Work instructions> Repeat what the lines below say, word for word, and skip every image.

-- start of Recorded information --

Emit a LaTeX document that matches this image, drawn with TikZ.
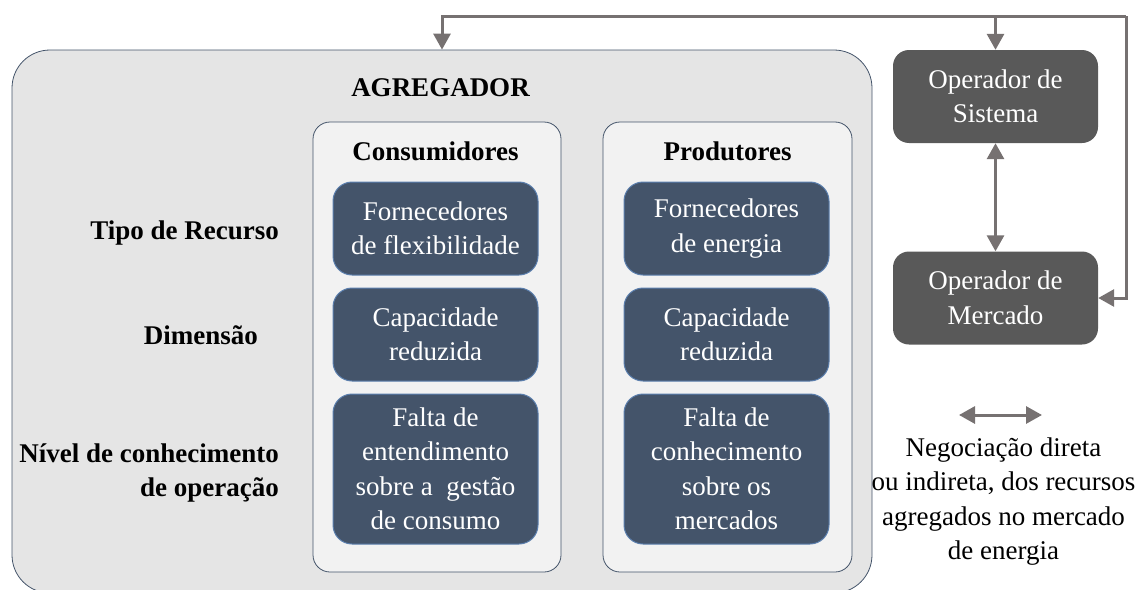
\documentclass[tikz,border=0pt]{standalone}
\usepackage{fontspec}
\setmainfont{Liberation Serif}
\usetikzlibrary{arrows.meta}
\definecolor{bigfill}{HTML}{E5E5E5}
\definecolor{panelfill}{HTML}{F2F2F2}
\definecolor{edgec}{HTML}{44546A}
\definecolor{darkbox}{HTML}{44546A}
\definecolor{darkedge}{HTML}{5B7FAE}
\definecolor{opfill}{HTML}{595959}
\definecolor{arrowgray}{HTML}{767171}
\tikzset{
  txt/.style={font=\fontsize{27}{34.5}\selectfont, align=center, inner sep=0pt},
  btxt/.style={font=\fontsize{27}{34.5}\selectfont\bfseries, align=center, inner sep=0pt},
  bigbox/.style={draw=edgec, fill=bigfill, line width=0.8pt, rounded corners=38pt},
  panel/.style={draw=edgec, fill=panelfill, line width=0.8pt, rounded corners=17pt},
  dbox/.style={draw=darkedge, fill=darkbox, line width=1pt, rounded corners=19pt,
    text=white, font=\fontsize{27}{34.5}\selectfont, align=center, inner sep=0pt,
    minimum width=205pt},
  opbox/.style={fill=opfill, rounded corners=16pt, text=white,
    font=\fontsize{27}{34.5}\selectfont, align=center, inner sep=0pt,
    minimum width=205pt, minimum height=93pt},
  conn/.style={draw=arrowgray, line width=3pt, -{Triangle[width=17pt,length=16pt]}},
  conn2/.style={draw=arrowgray, line width=3pt, {Triangle[width=17pt,length=16pt]}-{Triangle[width=17pt,length=16pt]}},
}
\begin{document}
\begin{tikzpicture}[x=1pt,y=-1pt]
\useasboundingbox (0,0) rectangle (1137,589);
% aggregator
\node[bigbox, minimum width=860pt, minimum height=543pt] (agg) at (442,321.5) {};
\node[btxt, anchor=base] (aggt) at (440.5,96) {AGREGADOR};
% panels
\node[panel, minimum width=248pt, minimum height=450pt] (cons) at (437,347) {};
\node[panel, minimum width=249pt, minimum height=450pt] (prod) at (727.5,347) {};
\node[btxt, anchor=base] (const) at (435.5,160) {Consumidores};
\node[btxt, anchor=base] (prodt) at (727.5,160) {Produtores};
% consumers boxes
\node[dbox, minimum height=93pt] (c1) at (435.5,228.5) {Fornecedores\\de flexibilidade};
\node[dbox, minimum height=93pt] (c2) at (435.5,334.5) {Capacidade\\reduzida};
\node[dbox, minimum height=150pt] (c3) at (435.5,469) {Falta de\\entendimento\\sobre a~ gestão\\de consumo};
% producers boxes
\node[dbox, minimum height=93pt] (p1) at (726.5,228.5) {Fornecedores\\de energia};
\node[dbox, minimum height=93pt] (p2) at (726.5,334.5) {Capacidade\\reduzida};
\node[dbox, minimum height=150pt] (p3) at (726.5,469) {Falta de\\conhecimento\\sobre os\\mercados};
% row labels
\node[btxt, anchor=base east] (l1) at (279,239) {Tipo de Recurso};
\node[btxt, anchor=base east] (l2) at (258,344) {Dimensão};
\node[btxt, anchor=east, align=right] (l3) at (279,473) {Nível de conhecimento\\de operação};
% operators
\node[opbox] (sis) at (995.5,96.5) {Operador de\\Sistema};
\node[opbox] (mer) at (995.5,298) {Operador de\\Mercado};
% connectors
\coordinate (tl) at (442,16);
\coordinate (tr) at (1126,16);
\draw[conn] (tr) -- (tl) -- (tl |- agg.north);
\draw[conn] (tr) |- (mer.east);
\draw[conn] (sis.north |- tl) -- (sis.north);
\draw[conn2] (sis.south) -- (mer.north);
% legend
\coordinate (la) at (959,415);
\coordinate (lb) at (1042,415);
\draw[conn2] (la) -- (lb);
\node[txt] (leg) at (1003.5,501.5) {Negociação direta\\ou indireta, dos recursos\\agregados no mercado\\de energia};
\end{tikzpicture}
\end{document}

-- end of Recorded information --

Expected output>
Emit a LaTeX document that matches this image, drawn with TikZ.
\documentclass[tikz,border=0pt]{standalone}
\usepackage{fontspec}
\setmainfont{Liberation Serif}
\usetikzlibrary{arrows.meta}
\definecolor{bigfill}{HTML}{E5E5E5}
\definecolor{panelfill}{HTML}{F2F2F2}
\definecolor{edgec}{HTML}{44546A}
\definecolor{darkbox}{HTML}{44546A}
\definecolor{darkedge}{HTML}{5B7FAE}
\definecolor{opfill}{HTML}{595959}
\definecolor{arrowgray}{HTML}{767171}
\tikzset{
  txt/.style={font=\fontsize{27}{34.5}\selectfont, align=center, inner sep=0pt},
  btxt/.style={font=\fontsize{27}{34.5}\selectfont\bfseries, align=center, inner sep=0pt},
  bigbox/.style={draw=edgec, fill=bigfill, line width=0.8pt, rounded corners=38pt},
  panel/.style={draw=edgec, fill=panelfill, line width=0.8pt, rounded corners=17pt},
  dbox/.style={draw=darkedge, fill=darkbox, line width=1pt, rounded corners=19pt,
    text=white, font=\fontsize{27}{34.5}\selectfont, align=center, inner sep=0pt,
    minimum width=205pt},
  opbox/.style={fill=opfill, rounded corners=16pt, text=white,
    font=\fontsize{27}{34.5}\selectfont, align=center, inner sep=0pt,
    minimum width=205pt, minimum height=93pt},
  conn/.style={draw=arrowgray, line width=3pt, -{Triangle[width=17pt,length=16pt]}},
  conn2/.style={draw=arrowgray, line width=3pt, {Triangle[width=17pt,length=16pt]}-{Triangle[width=17pt,length=16pt]}},
}
\begin{document}
\begin{tikzpicture}[x=1pt,y=-1pt]
\useasboundingbox (0,0) rectangle (1137,589);
% aggregator
\node[bigbox, minimum width=860pt, minimum height=543pt] (agg) at (442,321.5) {};
\node[btxt, anchor=base] (aggt) at (440.5,96) {AGREGADOR};
% panels
\node[panel, minimum width=248pt, minimum height=450pt] (cons) at (437,347) {};
\node[panel, minimum width=249pt, minimum height=450pt] (prod) at (727.5,347) {};
\node[btxt, anchor=base] (const) at (435.5,160) {Consumidores};
\node[btxt, anchor=base] (prodt) at (727.5,160) {Produtores};
% consumers boxes
\node[dbox, minimum height=93pt] (c1) at (435.5,228.5) {Fornecedores\\de flexibilidade};
\node[dbox, minimum height=93pt] (c2) at (435.5,334.5) {Capacidade\\reduzida};
\node[dbox, minimum height=150pt] (c3) at (435.5,469) {Falta de\\entendimento\\sobre a~ gestão\\de consumo};
% producers boxes
\node[dbox, minimum height=93pt] (p1) at (726.5,228.5) {Fornecedores\\de energia};
\node[dbox, minimum height=93pt] (p2) at (726.5,334.5) {Capacidade\\reduzida};
\node[dbox, minimum height=150pt] (p3) at (726.5,469) {Falta de\\conhecimento\\sobre os\\mercados};
% row labels
\node[btxt, anchor=base east] (l1) at (279,239) {Tipo de Recurso};
\node[btxt, anchor=base east] (l2) at (258,344) {Dimensão};
\node[btxt, anchor=east, align=right] (l3) at (279,473) {Nível de conhecimento\\de operação};
% operators
\node[opbox] (sis) at (995.5,96.5) {Operador de\\Sistema};
\node[opbox] (mer) at (995.5,298) {Operador de\\Mercado};
% connectors
\coordinate (tl) at (442,16);
\coordinate (tr) at (1126,16);
\draw[conn] (tr) -- (tl) -- (tl |- agg.north);
\draw[conn] (tr) |- (mer.east);
\draw[conn] (sis.north |- tl) -- (sis.north);
\draw[conn2] (sis.south) -- (mer.north);
% legend
\coordinate (la) at (959,415);
\coordinate (lb) at (1042,415);
\draw[conn2] (la) -- (lb);
\node[txt] (leg) at (1003.5,501.5) {Negociação direta\\ou indireta, dos recursos\\agregados no mercado\\de energia};
\end{tikzpicture}
\end{document}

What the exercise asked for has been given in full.